We have that in place. We run phone systems that businesses depend on, and we have SLAs that guarantee this uptime in order to secure customers. We have network engineers dedicated to everything from guaranteeing it on the cloud side to checking Wireshark traces for any hint of abnormalities, every day. When I say 3 people, I mean those of us writing the front-end, back-end, database procs, and code that the open-source libraries require, including forking and custom patches. We have other team members ensuring our HA pairs, load balancing, redundancy, fail-overs, and all the other associated technology is working as expected.

I won't get into the details, but we have not violated our SLAs, ever.

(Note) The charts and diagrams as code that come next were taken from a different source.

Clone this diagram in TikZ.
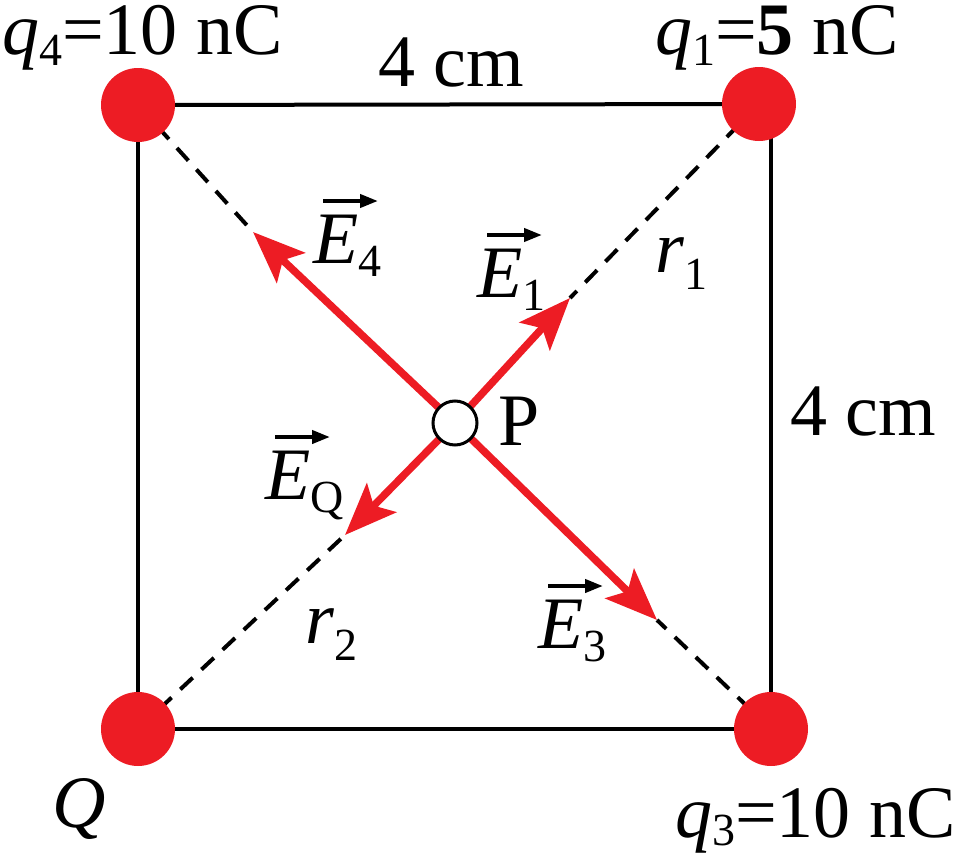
\documentclass[tikz,border=0pt]{standalone}
\usepackage{fontspec}
\setmainfont{LiberationSerif}[Extension=.ttf, UprightFont=*-Regular, ItalicFont=*-Italic, BoldFont=*-Bold, BoldItalicFont=*-BoldItalic]
\usetikzlibrary{arrows.meta}
\definecolor{chred}{HTML}{ED1C24}
\newcommand{\lowsub}[2]{\raisebox{-#1pt}{\fontsize{46}{46}\selectfont #2}}
\begin{document}
\begin{tikzpicture}[x=1pt,y=-1pt,
  lbl/.style={inner sep=0pt, anchor=base west, font=\fontsize{74}{80}\selectfont},
  side/.style={line width=4pt},
  dashline/.style={line width=4pt, dash pattern=on 17pt off 12pt},
  efield/.style={line width=7.5pt, chred, -{Stealth[length=52pt,width=41pt,inset=11pt]}},
  vecarrow/.style={line width=4pt, -{Triangle[length=18pt,width=13pt]}},
  charge/.style={circle, fill=chred, minimum size=74pt, inner sep=0pt},
  pointP/.style={circle, draw, line width=3pt, fill=white, minimum size=44pt, inner sep=0pt}]
\useasboundingbox (0,0) rectangle (962,854);
% corners
\coordinate (c4) at (138,105);
\coordinate (c1) at (759,104);
\coordinate (c3) at (771,729);
\coordinate (c2) at (138,729);
\coordinate (p) at (455,423);
% arrow tips
\coordinate (t4) at (253,232);
\coordinate (t1) at (570,298);
\coordinate (tQ) at (345,535);
\coordinate (t3) at (657,620);
% square sides
\draw[side] (c4) -- (c1);
\draw[side] (c1 -| c3) -- (c3) -- (c2) -- (c4);
% dashed diagonals
\draw[dashline] (c4) -- (t4);
\draw[dashline] (c1) -- (t1);
\draw[dashline] (c2) -- (tQ);
\draw[dashline] (c3) -- (t3);
% field arrows
\draw[efield] (p) -- (t4);
\draw[efield] (p) -- (t1);
\draw[efield] (p) -- (tQ);
\draw[efield] (p) -- (t3);
% charges
\node[charge] (q4) at (c4) {};
\node[charge] (q1) at (c1) {};
\node[charge] (q3) at (c3) {};
\node[charge] (Q) at (c2) {};
\node[pointP] (P) at (p) {};
% labels
\node[lbl] (lq4) at (2,54) {\textit{q}\lowsub{11}{4}=10 nC};
\node[lbl] (lq1) at (655,54) {\textit{q}\lowsub{11}{1}=\textbf{5} nC};
\node[lbl] (ltop) at (378,86) {4 cm};
\node[lbl] (lright) at (790,435) {4 cm};
\node[lbl] (lQ) at (52,827) {\textit{Q}};
\node[lbl] (lq3) at (675,837) {\textit{q}\lowsub{8}{3}=10 nC};
\node[lbl] (lP) at (498,445) {P};
\node[lbl] (lE4) at (313,263) {\textit{E}\lowsub{13}{4}};
\node[lbl] (lE1) at (477,297) {\textit{E}\lowsub{13}{1}};
\node[lbl] (lEQ) at (265,499) {\textit{E}\lowsub{13}{Q}};
\node[lbl] (lE3) at (538,648) {\textit{E}\lowsub{13}{3}};
\node[lbl] (lr1) at (655,272) {\textit{r}\lowsub{17}{1}};
\node[lbl] (lr2) at (305,643) {\textit{r}\lowsub{17}{2}};
% vector arrows over E
\draw[vecarrow] ([shift={(10,-62)}]lE4.base west) -- ++(55,0);
\draw[vecarrow] ([shift={(10,-62)}]lE1.base west) -- ++(55,0);
\draw[vecarrow] ([shift={(10,-62)}]lEQ.base west) -- ++(55,0);
\draw[vecarrow] ([shift={(10,-62)}]lE3.base west) -- ++(55,0);
\end{tikzpicture}
\end{document}
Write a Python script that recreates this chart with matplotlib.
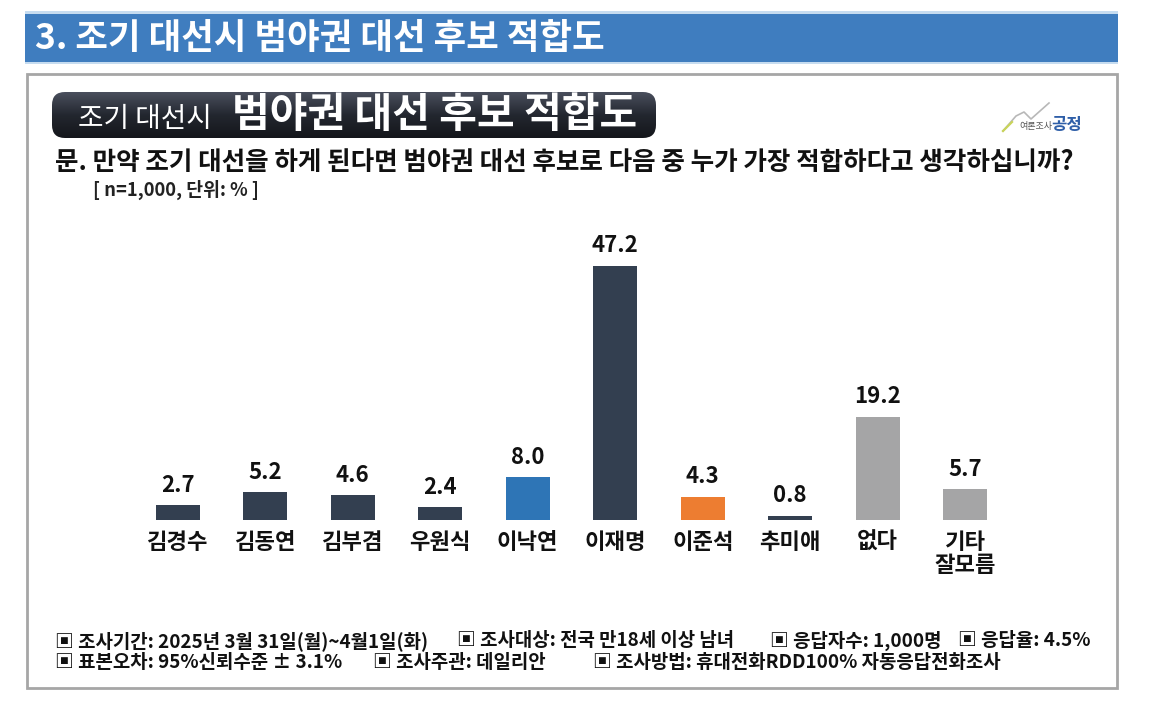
import matplotlib
matplotlib.use("Agg")
import matplotlib.pyplot as plt
import numpy as np
from matplotlib.patches import Rectangle, FancyBboxPatch
from matplotlib.colors import LinearSegmentedColormap

plt.rcParams['font.family'] = ['Noto Sans CJK KR', 'DejaVu Sans']

# ---- data ----
categories = ['김경수', '김동연', '김부겸', '우원식', '이낙연', '이재명', '이준석', '추미애', '없다', '기타\n잘모름']
values = [2.7, 5.2, 4.6, 2.4, 8.0, 47.2, 4.3, 0.8, 19.2, 5.7]
bar_colors = ['#333f50', '#333f50', '#333f50', '#333f50', '#2e75b6', '#333f50',
              '#ed7d31', '#333f50', '#a5a5a6', '#a5a5a6']

header_title = '3. 조기 대선시 범야권 대선 후보 적합도'
box_small = '조기 대선시'
box_big = '범야권 대선 후보 적합도'
question = '문. 만약 조기 대선을 하게 된다면 범야권 대선 후보로 다음 중 누가 가장 적합하다고 생각하십니까?'
sample_note = '[ n=1,000, 단위: % ]'
footer_line1 = ['▣ 조사기간: 2025년 3월 31일(월)~4월1일(화)', '▣ 조사대상: 전국 만18세 이상 남녀',
                '▣ 응답자수: 1,000명', '▣ 응답율: 4.5%']
footer_line2 = ['▣ 표본오차: 95%신뢰수준 ± 3.1%', '▣ 조사주관: 데일리안', '▣ 조사방법: 휴대전화RDD100% 자동응답전화조사']

W, H = 1155, 710
fig = plt.figure(figsize=(W / 100, H / 100), dpi=100)
fig.patch.set_facecolor('white')

# background / decoration axes in pixel coordinates
bg = fig.add_axes([0, 0, 1, 1])
bg.axis('off')

# header band
bg.add_patch(Rectangle((25, 11), 1093, 53, facecolor='#c6dcf0', edgecolor='none'))
bg.add_patch(Rectangle((25, 14), 1093, 48, facecolor='#3f7dbf', edgecolor='none'))
bg.text(35, 38, header_title, color='white', fontsize=25.5, fontweight='bold', va='center', ha='left')

# outer frame
bg.add_patch(Rectangle((27, 74), 1090, 614, facecolor='white', edgecolor='#a6a6a6', linewidth=2))

# dark rounded title box with gradient
box = FancyBboxPatch((52, 92), 604, 46, boxstyle='round,pad=0,rounding_size=13',
                     facecolor='none', edgecolor='none')
bg.add_patch(box)
grad = np.linspace(0, 1, 100).reshape(-1, 1)
cmap = LinearSegmentedColormap.from_list('g', ['#4a4f5d', '#23272f', '#14161b'])
im = bg.imshow(grad, extent=(52, 656, 138, 92), cmap=cmap, aspect='auto', zorder=2)
im.set_clip_path(box)
bg.set_xlim(0, W)
bg.set_ylim(H, 0)
bg.text(78, 119, box_small, color='white', fontsize=20, fontweight='medium', va='center', ha='left', zorder=3)
bg.text(232, 115, box_big, color='white', fontsize=29.5, fontweight='bold', va='center', ha='left', zorder=3)

# logo
bg.plot([1003, 1016, 1024, 1031, 1049], [131, 116, 112, 119, 103], color='#b8b8b8', lw=1.2, zorder=3)
bg.plot([1003, 1012], [131, 122], color='#c9d45a', lw=1.6, zorder=3)
bg.text(1019, 127, '여론조사', color='#555555', fontsize=6.5, va='center', ha='left')
bg.text(1051, 125, '공정', color='#2f5fa8', fontsize=12, fontweight='bold', va='center', ha='left')

# question
bg.text(55, 162, question, color='#111111', fontsize=18.4, fontweight='bold', va='center', ha='left')
bg.text(93, 190, sample_note, color='#222222', fontsize=13.2, fontweight='bold', va='center', ha='left')

# footer
for txt, x in zip(footer_line1, [55, 457, 770, 958]):
    bg.text(x, 641, txt, color='#111111', fontsize=13.6, fontweight='bold', va='center', ha='left')
for txt, x in zip(footer_line2, [55, 373, 593]):
    bg.text(x, 663, txt, color='#111111', fontsize=13.6, fontweight='bold', va='center', ha='left')

# bar chart axes
left = 134 / W
width = 875 / W
bottom = (H - 520) / H
ymax = 50
height = ymax * 5.39 / H
ax = fig.add_axes([left, bottom, width, height])
ax.set_facecolor('none')
x = np.arange(len(categories))
ax.bar(x, values, width=0.5, color=bar_colors, zorder=3)
ax.set_xlim(-0.5, len(categories) - 0.5)
ax.set_ylim(0, ymax)
for xi, v in zip(x, values):
    ax.annotate(f'{v:.1f}', (xi, v), xytext=(0, 6), textcoords='offset points',
                ha='center', va='bottom', fontsize=16, fontweight='bold', color='#111111')
ax.set_xticks(x)
ax.set_xticklabels(categories, fontsize=16, fontweight='bold', color='#111111', linespacing=1.0, va='top')
ax.tick_params(axis='x', length=0, pad=8)
ax.set_yticks([])
for s in ax.spines.values():
    s.set_visible(False)

fig.savefig('out.png', dpi=100, facecolor='white')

And you'd be surprised at what open-source software we are using to drive parts of this system. Kudos to them, they are helping us maintain this with some rock-solid software.

1 comments

I think you cannot really salvage this argument. The way you describe it makes it sound to me that your company's success is ore likely due to luck and not just competence. It's also not clear if you really think this is a model that can scale to the size of Meta or if you just wanted to slide in a humblebrag.
> It's also not clear if you really think this is a model that can scale to the size of Meta or if you just wanted to slide in a humblebrag.

It can't. It depends on "software services" hosted and coded by "other software companies" so his infra's SLA is basically outsourced to either Amazon, Microsoft or Oracle.

> It depends on "software services" hosted and coded by "other software companies" so his infra's SLA is basically outsourced to either Amazon, Microsoft or Oracle.

It also depends on an incredible amount of in-house custom code.

If I deploy a change that breaks our Angular front-end, or a C# API change that has a typo that routes calls to the wrong places, or a configuration file for our open-source software that handles the phone systems, how exactly do we tell our thousands of customers they can't run their call centers? Or our restaurant customers can't take orders because their phone systems are dead?

Let's not be ridiculous. I'm not humble-bragging. I'm telling you what I do at my job.

Arent most peoples at this point?